Webinar Recordings

What ‘matters’ actually comes to ‘matter’ in systematic reviews?

Presented By: Karin Hannes & Lynn Hendricks

What ‘matters’ actually comes to ‘matter’ in systematic reviews? The importance of ‘thing power’ as an analytical concept to synthesize qualitative research evidence on therapy compliance

The presenter for this webinar was Karin Hannes, Associate Professor in Qualitative Methodology and Meta-Synthesis, KU Leuven Faculty of Social Sciences, Leuven, Belgium. Presenting with her was Lynn Hendricks, global South doctoral scholar working on the HAART review. Lynn is affiliated to Stellenbosch University and KU Leuven University.

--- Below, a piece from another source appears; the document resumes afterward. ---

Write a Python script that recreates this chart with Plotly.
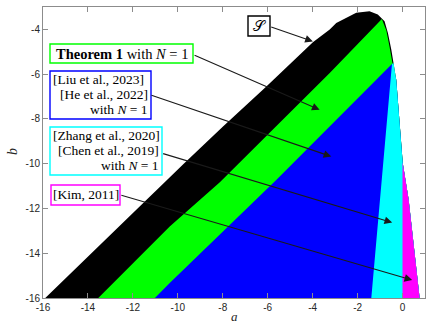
import plotly.graph_objects as go

# ---------------- data ----------------
# upper-left boundary of S (a, b)
s_upper_a = [-15.9, -14.65, -11.24, -9.76, -7.99, -6.06, -3.99, -3.24, -2.95, -2.06, -1.47, -1.1, -0.8, -0.65, -0.5, -0.4]
s_upper_b = [-16.0, -14.78, -11.42, -10.02, -8.34, -6.55, -4.58, -4.0, -3.71, -3.26, -3.19, -3.34, -3.64, -4.16, -4.9, -5.5]
# right boundary of S below the cap
s_right_a = [-0.28, 0.01, 0.27, 0.76]
s_right_b = [-6.25, -9.98, -11.6, -16.0]
# green / black boundary line
green_left_a = [-13.54, -10.36, -8.13, -4.21, -3.24, -0.92]
green_left_b = [-16.0, -12.81, -10.83, -6.88, -5.95, -3.54]
# right edge of green (inside the S cap)
green_right_a = [-0.72, -0.58, -0.46]
green_right_b = [-4.05, -4.76, -5.45]
# blue / green boundary line
blue_left_a = [-11.02, -10.36, -5.61, -4.72, -0.47]
blue_left_b = [-16.0, -15.33, -10.72, -9.83, -5.55]
# cyan / blue boundary line
cyan_left_a = [-0.47, -0.51, -1.0, -1.39]
cyan_left_b = [-5.55, -6.25, -11.6, -16.0]
# magenta region: a >= 0 part of S
magenta_left_a = [0.0, 0.0]
magenta_left_b = [-9.98, -16.0]

x_ticks = [-16, -14, -12, -10, -8, -6, -4, -2, 0]
x_ticktext = ["-16", "-14", "-12", "-10", "-8", "-6", "-4", "-2", "0"]
y_ticks = [-16, -14, -12, -10, -8, -6, -4]
y_ticktext = ["-16", "-14", "-12", "-10", "-8", "-6", "-4"]

# arrows: tail (a,b) -> tip (a,b)
arrow_tail_a = [-5.91, -9.32, -11.24, -10.72, -12.58]
arrow_tail_b = [-3.87, -5.13, -6.92, -9.53, -11.39]
arrow_tip_a = [-3.99, -3.69, -3.17, -0.46, 0.43]
arrow_tip_b = [-4.54, -7.59, -9.68, -12.63, -15.2]

# ---------------- layout helpers (pixel placement of the label boxes) ----------------
W, H = 427, 325
L, R, T, B = 43, 2, 7, 27
PW, PH = W - L - R, H - T - B

def px(x):
    return (x - L) / PW

def py(y):
    return (T + PH - y) / PH

# boxes: (left, top, right, bottom, colour) in pixels
boxes = [
    (248, 16, 270, 36, "#000000"),
    (50, 44, 193, 63, "#00ff00"),
    (50, 71, 151, 119, "#0000ff"),
    (50, 127, 162, 175, "#00ffff"),
    (51, 185, 120, 205, "#ff00ff"),
]
# text lines: (text, x, y, anchor, size)
lines = [
    ("𝒮", 259, 26, "center", 15),
    ("<b>Theorem 1</b> with <i>N</i> = 1", 121.5, 54, "center", 14.5),
    ("[Liu et al., 2023]", 51.5, 79, "left", 13.5),
    ("[He et al., 2022]", 148.5, 94.5, "right", 13.5),
    ("with <i>N</i> = 1", 148.5, 109.5, "right", 13.5),
    ("[Zhang et al., 2020]", 51.5, 135, "left", 13.5),
    ("[Chen et al., 2019]", 159.5, 150.5, "right", 13.5),
    ("with <i>N</i> = 1", 159.5, 165.5, "right", 13.5),
    ("[Kim, 2011]", 85.5, 195, "center", 13.5),
]

# ---------------- figure ----------------
fig = go.Figure()

def poly(a_list, b_list, color):
    fig.add_trace(go.Scatter(x=a_list + [a_list[0]], y=b_list + [b_list[0]], mode="lines",
                             fill="toself", fillcolor=color, line=dict(width=0, color=color),
                             hoverinfo="skip"))

# S (black): upper boundary then right boundary
poly(s_upper_a + s_right_a, s_upper_b + s_right_b, "#000000")
# green and everything to its right
poly(green_left_a + green_right_a + s_right_a,
     green_left_b + green_right_b + s_right_b, "#00ff00")
# blue and everything to its right
poly(blue_left_a + s_right_a, blue_left_b + s_right_b, "#0000ff")
# cyan and everything to its right
poly(cyan_left_a[::-1] + [-0.4] + s_right_a, cyan_left_b[::-1] + [-5.5] + s_right_b, "#00ffff")
# magenta
poly(magenta_left_a + s_right_a[2:][::-1] + [s_right_a[1]],
     magenta_left_b + s_right_b[2:][::-1] + [s_right_b[1]], "#ff00ff")

# arrows
for ta, tb, ha, hb in zip(arrow_tail_a, arrow_tail_b, arrow_tip_a, arrow_tip_b):
    fig.add_annotation(x=ha, y=hb, ax=ta, ay=tb, xref="x", yref="y", axref="x", ayref="y",
                       text="", showarrow=True, arrowhead=2, arrowsize=1.4, arrowwidth=1.1,
                       arrowcolor="#1a1a1a")

serif = "Liberation Serif"
for x0, y0, x1, y1, c in boxes:
    fig.add_shape(type="rect", xref="paper", yref="paper", x0=px(x0), x1=px(x1), y0=py(y1), y1=py(y0),
                  line=dict(color=c, width=1.4), fillcolor="white", layer="above")

for t, x, y, anc, size in lines:
    fig.add_annotation(x=px(x), y=py(y), xref="paper", yref="paper", text=t, showarrow=False,
                       xanchor=anc, yanchor="middle", borderpad=0,
                       font=dict(family=serif, size=size, color="#000000"))

# axis labels
fig.add_annotation(x=px(234), y=py(316), xref="paper", yref="paper", text="<i>a</i>", showarrow=False,
                   font=dict(family=serif, size=13, color="#262626"), xanchor="center", yanchor="middle")
fig.add_annotation(x=px(12), y=py(152), xref="paper", yref="paper", text="<i>b</i>", showarrow=False,
                   textangle=-90, font=dict(family=serif, size=14, color="#262626"),
                   xanchor="center", yanchor="middle")

axis_common = dict(showgrid=False, zeroline=False, showline=True, linecolor="#8c8c8c", linewidth=1,
                   ticks="inside", ticklen=5, tickcolor="#8c8c8c", mirror="ticks", automargin=False,
                   tickfont=dict(family="Liberation Sans", size=10, color="#262626"))
fig.update_xaxes(range=[-16, 1], tickvals=x_ticks, ticktext=x_ticktext, **axis_common)
fig.update_yaxes(range=[-16, -3], tickvals=y_ticks, ticktext=y_ticktext, **axis_common)

fig.update_layout(width=W, height=H, margin=dict(l=L, r=R, t=T, b=B, autoexpand=False),
                  plot_bgcolor="white", paper_bgcolor="white", showlegend=False)

fig.write_html("out.html", config={"displayModeBar": False},
               post_script="document.body.style.margin='0';document.body.style.overflow='hidden';")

Transdisciplinary approaches to health care present opportunities for modern medicine to shift its focus to the overall health and wellbeing of patients. This shift opens up new ways of understanding diseases and the complex interplay between peoples living or health care environment and the bio-psycho-social (BPS) dimensions of their experiences with a particular illness. In our latest review project, we extended the BPS model commonly used as a logic framework to make sense of qualitative research evidence with a new-materialist perspective. We focused our review project on HIV perinatal infected adolescents on highly active antiretroviral therapy (HAART) in low and middle income countries. However, the new logic model we derived at and material analytical lens we propose is transferable to other review projects dealing with the complex interaction of human and non-human agents in studying health care practices.